■ What you are asked to do: Only the lines from the top of the listing below to the line that has "const yTicks = [-0.06, -0.04, -0.02, 0.00, 0.02, 0.04, 0.06];" should be echoed, with both ends kept and pictures left out.

▽

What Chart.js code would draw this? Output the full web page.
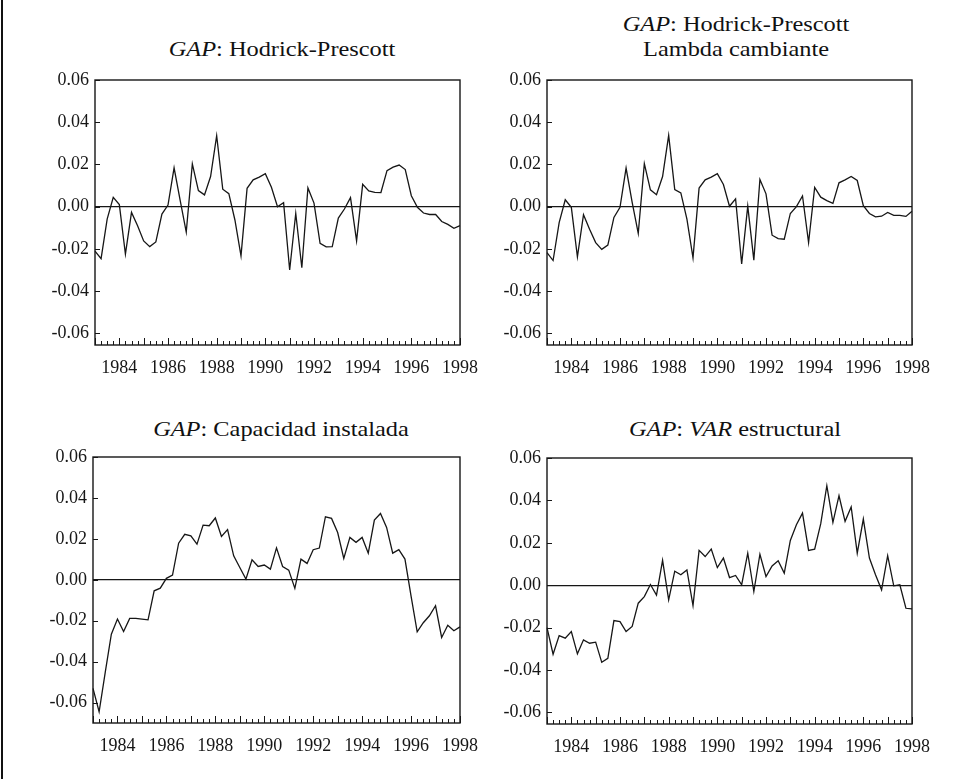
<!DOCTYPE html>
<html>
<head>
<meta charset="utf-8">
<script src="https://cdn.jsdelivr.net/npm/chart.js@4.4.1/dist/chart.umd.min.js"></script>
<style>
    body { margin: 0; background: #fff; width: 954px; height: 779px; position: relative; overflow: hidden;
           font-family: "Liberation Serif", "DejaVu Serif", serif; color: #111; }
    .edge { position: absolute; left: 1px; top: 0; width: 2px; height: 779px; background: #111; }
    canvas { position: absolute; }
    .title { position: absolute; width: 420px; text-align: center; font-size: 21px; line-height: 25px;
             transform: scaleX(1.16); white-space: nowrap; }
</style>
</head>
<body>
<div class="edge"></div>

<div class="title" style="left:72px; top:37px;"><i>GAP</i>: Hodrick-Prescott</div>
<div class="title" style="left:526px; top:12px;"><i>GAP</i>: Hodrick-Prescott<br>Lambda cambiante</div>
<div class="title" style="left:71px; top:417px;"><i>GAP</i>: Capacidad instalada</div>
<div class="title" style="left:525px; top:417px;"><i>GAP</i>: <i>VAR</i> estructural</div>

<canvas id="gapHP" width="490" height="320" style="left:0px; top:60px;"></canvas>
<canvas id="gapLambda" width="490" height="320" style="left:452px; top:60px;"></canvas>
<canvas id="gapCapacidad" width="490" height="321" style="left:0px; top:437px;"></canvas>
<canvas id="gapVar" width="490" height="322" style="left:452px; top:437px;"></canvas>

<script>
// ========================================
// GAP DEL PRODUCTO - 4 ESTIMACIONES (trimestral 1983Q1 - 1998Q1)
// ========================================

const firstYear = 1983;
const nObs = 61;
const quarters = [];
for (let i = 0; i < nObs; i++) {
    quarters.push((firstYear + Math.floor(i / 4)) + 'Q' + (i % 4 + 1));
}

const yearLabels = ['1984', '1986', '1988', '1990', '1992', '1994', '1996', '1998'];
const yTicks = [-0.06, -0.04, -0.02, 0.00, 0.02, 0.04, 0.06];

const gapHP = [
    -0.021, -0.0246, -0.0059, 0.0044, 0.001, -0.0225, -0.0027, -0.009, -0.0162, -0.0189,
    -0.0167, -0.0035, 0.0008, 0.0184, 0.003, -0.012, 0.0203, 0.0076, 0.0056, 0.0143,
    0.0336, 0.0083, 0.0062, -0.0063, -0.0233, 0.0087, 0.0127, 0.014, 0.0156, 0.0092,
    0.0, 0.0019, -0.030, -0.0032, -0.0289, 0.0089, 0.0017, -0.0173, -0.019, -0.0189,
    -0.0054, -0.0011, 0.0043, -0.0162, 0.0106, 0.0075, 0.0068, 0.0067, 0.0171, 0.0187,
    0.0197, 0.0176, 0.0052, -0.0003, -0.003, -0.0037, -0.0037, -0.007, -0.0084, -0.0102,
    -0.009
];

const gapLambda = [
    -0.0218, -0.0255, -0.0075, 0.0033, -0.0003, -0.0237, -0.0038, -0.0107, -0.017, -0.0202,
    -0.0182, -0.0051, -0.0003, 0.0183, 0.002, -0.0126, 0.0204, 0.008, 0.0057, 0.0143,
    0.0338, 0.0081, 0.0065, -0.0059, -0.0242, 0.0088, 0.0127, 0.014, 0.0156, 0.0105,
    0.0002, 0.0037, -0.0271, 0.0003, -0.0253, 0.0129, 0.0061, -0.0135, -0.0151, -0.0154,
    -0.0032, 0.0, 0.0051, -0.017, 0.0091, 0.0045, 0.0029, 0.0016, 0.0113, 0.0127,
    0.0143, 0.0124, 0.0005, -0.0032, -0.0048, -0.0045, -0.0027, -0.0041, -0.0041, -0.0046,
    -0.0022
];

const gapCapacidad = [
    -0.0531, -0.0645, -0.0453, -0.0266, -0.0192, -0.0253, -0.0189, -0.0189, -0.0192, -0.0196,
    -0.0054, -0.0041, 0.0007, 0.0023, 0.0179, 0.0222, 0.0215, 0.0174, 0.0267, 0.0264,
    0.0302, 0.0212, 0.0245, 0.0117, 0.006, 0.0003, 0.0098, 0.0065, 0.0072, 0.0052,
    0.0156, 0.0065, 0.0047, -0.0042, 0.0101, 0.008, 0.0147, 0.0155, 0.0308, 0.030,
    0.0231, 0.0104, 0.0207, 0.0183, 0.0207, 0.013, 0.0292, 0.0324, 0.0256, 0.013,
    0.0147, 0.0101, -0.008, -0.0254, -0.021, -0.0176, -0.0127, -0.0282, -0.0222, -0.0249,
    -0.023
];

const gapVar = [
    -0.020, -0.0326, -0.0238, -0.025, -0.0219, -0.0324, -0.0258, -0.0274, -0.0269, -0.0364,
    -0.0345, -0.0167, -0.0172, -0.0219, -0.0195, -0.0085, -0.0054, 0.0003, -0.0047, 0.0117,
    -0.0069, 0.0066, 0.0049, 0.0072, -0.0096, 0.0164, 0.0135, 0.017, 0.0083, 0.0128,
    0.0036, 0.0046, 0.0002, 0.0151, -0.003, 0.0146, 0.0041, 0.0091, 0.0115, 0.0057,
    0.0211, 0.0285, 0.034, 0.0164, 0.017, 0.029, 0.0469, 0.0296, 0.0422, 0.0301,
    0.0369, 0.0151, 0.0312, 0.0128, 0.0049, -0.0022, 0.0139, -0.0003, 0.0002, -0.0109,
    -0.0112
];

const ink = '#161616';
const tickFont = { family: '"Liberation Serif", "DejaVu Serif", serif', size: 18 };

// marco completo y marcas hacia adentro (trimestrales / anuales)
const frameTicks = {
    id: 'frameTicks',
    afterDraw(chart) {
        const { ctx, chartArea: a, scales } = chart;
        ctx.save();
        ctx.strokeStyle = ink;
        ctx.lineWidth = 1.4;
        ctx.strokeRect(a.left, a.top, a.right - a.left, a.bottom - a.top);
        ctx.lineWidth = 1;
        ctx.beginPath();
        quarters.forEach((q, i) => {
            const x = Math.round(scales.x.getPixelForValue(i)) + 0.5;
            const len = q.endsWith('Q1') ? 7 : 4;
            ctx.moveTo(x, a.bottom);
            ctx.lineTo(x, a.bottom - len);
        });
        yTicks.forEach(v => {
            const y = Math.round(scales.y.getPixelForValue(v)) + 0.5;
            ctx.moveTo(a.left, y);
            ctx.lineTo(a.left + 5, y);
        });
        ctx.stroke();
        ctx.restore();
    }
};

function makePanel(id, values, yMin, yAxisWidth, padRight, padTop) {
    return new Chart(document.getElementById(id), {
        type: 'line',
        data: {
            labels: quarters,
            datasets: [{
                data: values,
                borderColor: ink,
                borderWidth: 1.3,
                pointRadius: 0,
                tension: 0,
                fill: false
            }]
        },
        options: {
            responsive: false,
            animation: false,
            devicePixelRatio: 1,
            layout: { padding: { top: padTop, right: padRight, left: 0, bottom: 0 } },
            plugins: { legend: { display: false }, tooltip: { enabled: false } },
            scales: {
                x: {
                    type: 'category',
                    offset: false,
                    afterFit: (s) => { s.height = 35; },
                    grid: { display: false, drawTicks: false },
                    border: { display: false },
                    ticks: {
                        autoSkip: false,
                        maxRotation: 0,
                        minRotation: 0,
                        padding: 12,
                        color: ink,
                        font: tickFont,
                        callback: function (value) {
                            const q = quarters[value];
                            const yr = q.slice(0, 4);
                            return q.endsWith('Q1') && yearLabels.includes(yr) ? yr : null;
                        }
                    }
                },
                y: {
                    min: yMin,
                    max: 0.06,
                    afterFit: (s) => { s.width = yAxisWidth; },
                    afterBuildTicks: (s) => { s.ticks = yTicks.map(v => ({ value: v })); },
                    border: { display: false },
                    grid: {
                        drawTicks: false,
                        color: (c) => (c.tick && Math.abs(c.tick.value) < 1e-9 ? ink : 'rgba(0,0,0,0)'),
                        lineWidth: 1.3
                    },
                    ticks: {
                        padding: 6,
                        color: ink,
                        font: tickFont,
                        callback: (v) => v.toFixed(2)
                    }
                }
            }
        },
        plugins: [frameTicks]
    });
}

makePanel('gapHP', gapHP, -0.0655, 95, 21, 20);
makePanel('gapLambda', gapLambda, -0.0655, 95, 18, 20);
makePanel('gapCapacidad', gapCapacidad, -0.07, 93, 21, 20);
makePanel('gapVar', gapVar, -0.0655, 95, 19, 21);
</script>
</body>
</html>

△

■ Task answer:
What Chart.js code would draw this? Output the full web page.
<!DOCTYPE html>
<html>
<head>
<meta charset="utf-8">
<script src="https://cdn.jsdelivr.net/npm/chart.js@4.4.1/dist/chart.umd.min.js"></script>
<style>
    body { margin: 0; background: #fff; width: 954px; height: 779px; position: relative; overflow: hidden;
           font-family: "Liberation Serif", "DejaVu Serif", serif; color: #111; }
    .edge { position: absolute; left: 1px; top: 0; width: 2px; height: 779px; background: #111; }
    canvas { position: absolute; }
    .title { position: absolute; width: 420px; text-align: center; font-size: 21px; line-height: 25px;
             transform: scaleX(1.16); white-space: nowrap; }
</style>
</head>
<body>
<div class="edge"></div>

<div class="title" style="left:72px; top:37px;"><i>GAP</i>: Hodrick-Prescott</div>
<div class="title" style="left:526px; top:12px;"><i>GAP</i>: Hodrick-Prescott<br>Lambda cambiante</div>
<div class="title" style="left:71px; top:417px;"><i>GAP</i>: Capacidad instalada</div>
<div class="title" style="left:525px; top:417px;"><i>GAP</i>: <i>VAR</i> estructural</div>

<canvas id="gapHP" width="490" height="320" style="left:0px; top:60px;"></canvas>
<canvas id="gapLambda" width="490" height="320" style="left:452px; top:60px;"></canvas>
<canvas id="gapCapacidad" width="490" height="321" style="left:0px; top:437px;"></canvas>
<canvas id="gapVar" width="490" height="322" style="left:452px; top:437px;"></canvas>

<script>
// ========================================
// GAP DEL PRODUCTO - 4 ESTIMACIONES (trimestral 1983Q1 - 1998Q1)
// ========================================

const firstYear = 1983;
const nObs = 61;
const quarters = [];
for (let i = 0; i < nObs; i++) {
    quarters.push((firstYear + Math.floor(i / 4)) + 'Q' + (i % 4 + 1));
}

const yearLabels = ['1984', '1986', '1988', '1990', '1992', '1994', '1996', '1998'];
const yTicks = [-0.06, -0.04, -0.02, 0.00, 0.02, 0.04, 0.06];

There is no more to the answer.